Because OSU won: I see the skills! There’s room for him to grow!

And none of it really had anything to do with him. I badly want for No. 3 to be good because I think if he’s good then he can be great. But even in a win, it felt like the ship was trembling as he tried to steer it into the harbor.

8. Another One

No. 30 chewed off his 10th 100-yarder in his last 12, but it wasn’t as pretty as the rest of them. Sure, the 65-yard boat race was a triumph, but other than that? He had 51 yards on 21 carries. That’s 2.4 a carry. Or basically Corndog falling over at the line of scrimmage.


As noted above, this is probably an offensive line issue more than anything, but I kept expecting him to get free like he did in that video above. Side note: If he gets one step on the first level on 3rd and short or 4th and short, ?.

9. Real Skill Outside of Tylan

Two plays stood out outside of Tylan and Chuba’s Big Daddies™️. The first was Braydon Johnson doing a little Ryan Bailey next to Chuba’s Usain Bolty. Folks talked last year like a race between those two was a real event, and I believe it. Moar. Braydon. Johnson.


The second was that hit up the seam to Jelani. I’ve been doing everything short of @ing Coach McEndoo on Twitter trying to will Jelani a look or two up the middle, and Sanders finally hit him on one. It was a tough scene in the first half watching the better Kolar brother do wicked things to these Cowboys thinking, “OSU’s guy is even better than this!” so Jelani’s reception was a nice answer.
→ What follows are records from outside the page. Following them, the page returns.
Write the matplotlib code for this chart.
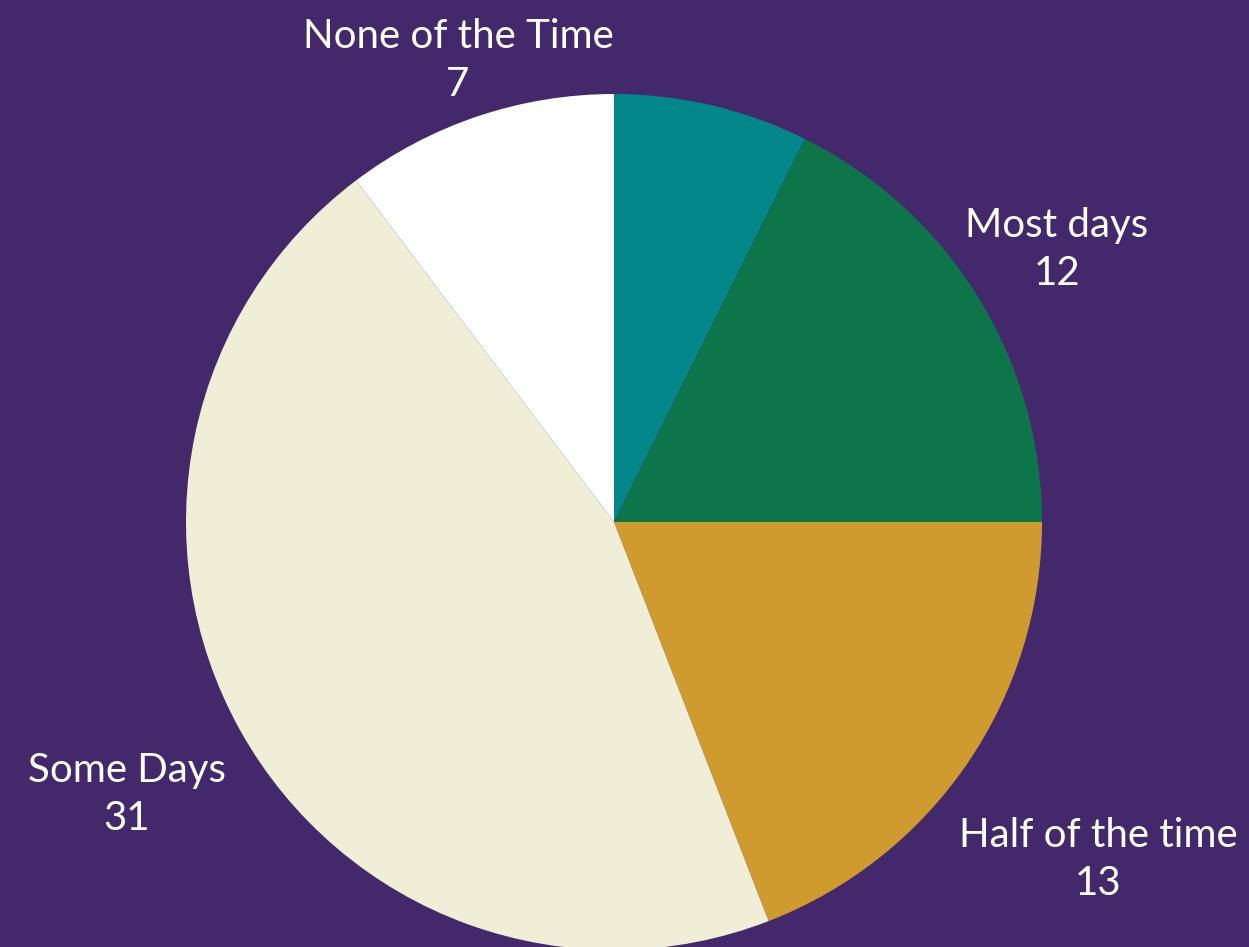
import numpy as np
import matplotlib
matplotlib.use("Agg")
import matplotlib.pyplot as plt

# survey answers, clockwise from the top
labels = [None, "Most days", "Half of the time", "Some Days", "None of the Time"]
counts = [5, 12, 13, 31, 7]
colors = ["#04878A", "#0E7449", "#CF9A2E", "#F0EED6", "#FFFFFF"]

# where each label sits (pixel coords, baseline of the name line)
label_xy = [None, (1057, 237), (1098, 847), (127, 782), (458, 48)]

W, H = 1249, 947
bg = "#43296B"

fig = plt.figure(figsize=(W / 100, H / 100), dpi=100, facecolor=bg)
ax = fig.add_axes([0, 0, 1, 1])
ax.set_facecolor(bg)
ax.set_xlim(0, W)
ax.set_ylim(0, H)
ax.set_aspect("equal")
ax.axis("off")

wedges, _ = ax.pie(counts, colors=colors, startangle=90, counterclock=False,
                   center=(614, H - 522), radius=428,
                   wedgeprops=dict(linewidth=0))
ax.set_xlim(0, W)
ax.set_ylim(0, H)

for lab, n, xy in zip(labels, counts, label_xy):
    if lab is None:
        continue
    x, y = xy
    ax.text(x, H - y, lab, color="white", fontsize=29, family="Lato",
            ha="center", va="baseline")
    ax.text(x, H - y - 48, str(n), color="white", fontsize=29, family="Lato",
            ha="center", va="baseline")

fig.savefig("out.png", dpi=100, facecolor=bg)
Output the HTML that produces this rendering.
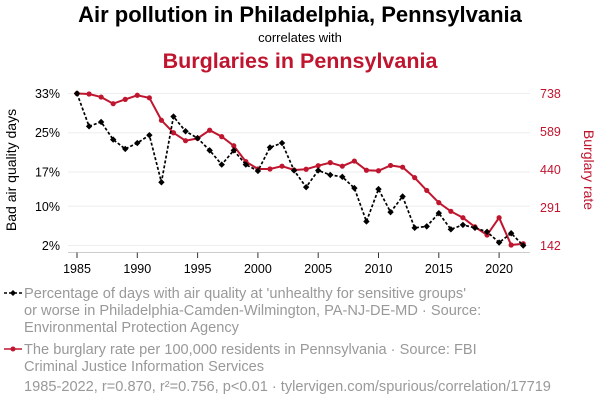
<!DOCTYPE html>
<html><head><meta charset="utf-8"><style>
body{margin:0;background:#fff;width:600px;height:408px;overflow:hidden;font-family:"Liberation Sans",sans-serif}
svg text{font-family:"Liberation Sans",sans-serif}
</style></head><body>
<svg id="chart" width="600" height="408">
<text x="300" y="22" text-anchor="middle" font-size="22" font-weight="bold" fill="#000">Air pollution in Philadelphia, Pennsylvania</text>
<text x="300" y="42" text-anchor="middle" font-size="13" fill="#000">correlates with</text>
<text x="300" y="68" text-anchor="middle" font-size="21.5" font-weight="bold" fill="#c0152f">Burglaries in Pennsylvania</text>
<g id="grid"></g><g id="axes"></g><g id="series"></g>
<text transform="translate(16,170) rotate(-90)" text-anchor="middle" font-size="14" fill="#000">Bad air quality days</text>
<text transform="translate(584,170) rotate(90)" text-anchor="middle" font-size="14" fill="#c0152f">Burglary rate</text>
<g>
<line x1="4" y1="293" x2="22" y2="293" stroke="#000" stroke-width="1.5" stroke-dasharray="3,2"/>
<path d="M13 290 L16 293 L13 296 L10 293Z" fill="#000"/>
<text font-size="14.6" fill="#999"><tspan x="24" y="298">Percentage of days with air quality at 'unhealthy for sensitive groups'</tspan><tspan x="24" y="315">or worse in Philadelphia-Camden-Wilmington, PA-NJ-DE-MD · Source:</tspan><tspan x="24" y="332">Environmental Protection Agency</tspan></text>
</g>
<g>
<line x1="4" y1="349" x2="22" y2="349" stroke="#c0152f" stroke-width="1.5"/>
<circle cx="13" cy="349" r="2.5" fill="#c0152f"/>
<text font-size="14.6" fill="#999"><tspan x="24" y="354">The burglary rate per 100,000 residents in Pennsylvania · Source: FBI</tspan><tspan x="24" y="371">Criminal Justice Information Services</tspan></text>
</g>
<text x="24" y="391" font-size="14.6" fill="#999">1985-2022, r=0.870, r²=0.756, p&lt;0.01 · tylervigen.com/spurious/correlation/17719</text>
</svg>
<script>
const years=[1985,1986,1987,1988,1989,1990,1991,1992,1993,1994,1995,1996,1997,1998,1999,2000,2001,2002,2003,2004,2005,2006,2007,2008,2009,2010,2011,2012,2013,2014,2015,2016,2017,2018,2019,2020,2021,2022];
const airValues=[33.0,26.3,27.2,23.6,21.7,22.9,24.5,14.9,28.3,25.3,23.9,21.4,18.5,21.4,18.5,17.2,22.0,22.9,17.3,13.9,17.3,16.4,16.0,13.7,6.9,13.5,8.8,12.0,5.6,5.9,8.6,5.3,6.2,5.6,4.8,2.6,4.5,2.0];
const burglaryValues=[738,736,724,698,715,731,721,633,584,553,562,594,569,533,471,442,442,453,438,441,455,467,453,473,437,435,456,449,408,358,310,276,251,215,183,251,144,149];
const leftTicks=[2,10,17,25,33];
const leftTickLabels=["2%","10%","17%","25%","33%"];
const rightTicks=[142,291,440,589,738];
const xTicks=[1985,1990,1995,2000,2005,2010,2015,2020];
const NS="http://www.w3.org/2000/svg";
const X=y=>77+(y-1985)*12.06;
const YL=v=>245.5-(v-2)*152/31;
const YR=v=>245.5-(v-142)*152/596;
function mk(p,t,a){const e=document.createElementNS(NS,t);for(const k in a)e.setAttribute(k,a[k]);p.appendChild(e);return e;}
const grid=document.getElementById('grid'),axes=document.getElementById('axes'),ser=document.getElementById('series');
leftTicks.forEach((v,i)=>{
 const l=mk(grid,'line',{x1:68,x2:530,y1:YL(v),y2:YL(v),stroke:'#eee','stroke-width':1});
 
 
 const t=mk(axes,'text',{x:60,y:YL(v)+4.5,'text-anchor':'end','font-size':12.5,fill:'#000'});
 t.textContent=leftTickLabels[i];
 
 
});
rightTicks.forEach(v=>{
 const t=mk(axes,'text',{x:540,y:YR(v)+4.5,'font-size':12.5,fill:'#c0152f'});
 t.textContent=v;
 
 
});
const ax=mk(axes,'line',{x1:68,x2:530,y1:252.5,y2:252.5,stroke:'#ccc'});


xTicks.forEach(y=>{
 mk(axes,'line',{x1:X(y),x2:X(y),y1:252.5,y2:258,stroke:'#333'});
 const t=mk(axes,'text',{x:X(y),y:273,'text-anchor':'middle','font-size':12.5,fill:'#000'});
 t.textContent=y;
 
 
});
const bl=mk(ser,'polyline',{points:years.map((y,i)=>X(y)+','+YR(burglaryValues[i])).join(' '),fill:'none',stroke:'#c0152f','stroke-width':2});


years.forEach((y,i)=>{
 const c=mk(ser,'circle',{cx:X(y),cy:YR(burglaryValues[i]),r:2.6,fill:'#c0152f'});
 
 
});
const al=mk(ser,'polyline',{points:years.map((y,i)=>X(y)+','+YL(airValues[i])).join(' '),fill:'none',stroke:'#000','stroke-width':1.7,'stroke-dasharray':'3,2'});


years.forEach((y,i)=>{
 const x=X(y),v=YL(airValues[i]);
 const p=mk(ser,'path',{d:`M${x} ${v-3.2}L${x+3.2} ${v}L${x} ${v+3.2}L${x-3.2} ${v}Z`,fill:'#000'});
 
 
});
</script>
</body></html>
I’d like a few more answers in the weeks to come.


10. What now?

I have no idea. OSU won, OU lost, Texas lost. OSU is now a couple of plays in Lubbock from being T3 in the Big 12 going to November. This is why you don’t make declarations about jobs in the middle of seasons in the middle of October.

Is all well in OSU world? No, I don’t think that. I think OSU’s offense is still wildly underperforming — they scored 2.1 points per drive, which is nothing to throw a parade over — and I trust any Big 12 defense to be consistent about as much as I trust my 2-year-old to stay in his bedroom at night.

More than anything, Saturday served as a reminder that nothing is as wooly or as unpredictable as a college football season. Mike Gundy has pulled himself out of deeper holes than the one the Pokes were in going to Ames, and momentum and confidence in CFB are sometimes more meaningful than tackling and punt returns.

Oklahoma State’s pulse is still faintly active both for this season and into the future even if those of its fans are waning with every fourth quarter. The road out of the middle of the pack in a conference like the Big 12 is long and it won’t ever happen in one game or even a multiple-game stretch. OSU needs to find itself offensively down the stretch, but if it does that — just like we saw on Saturday — anything can (and probably will) happen.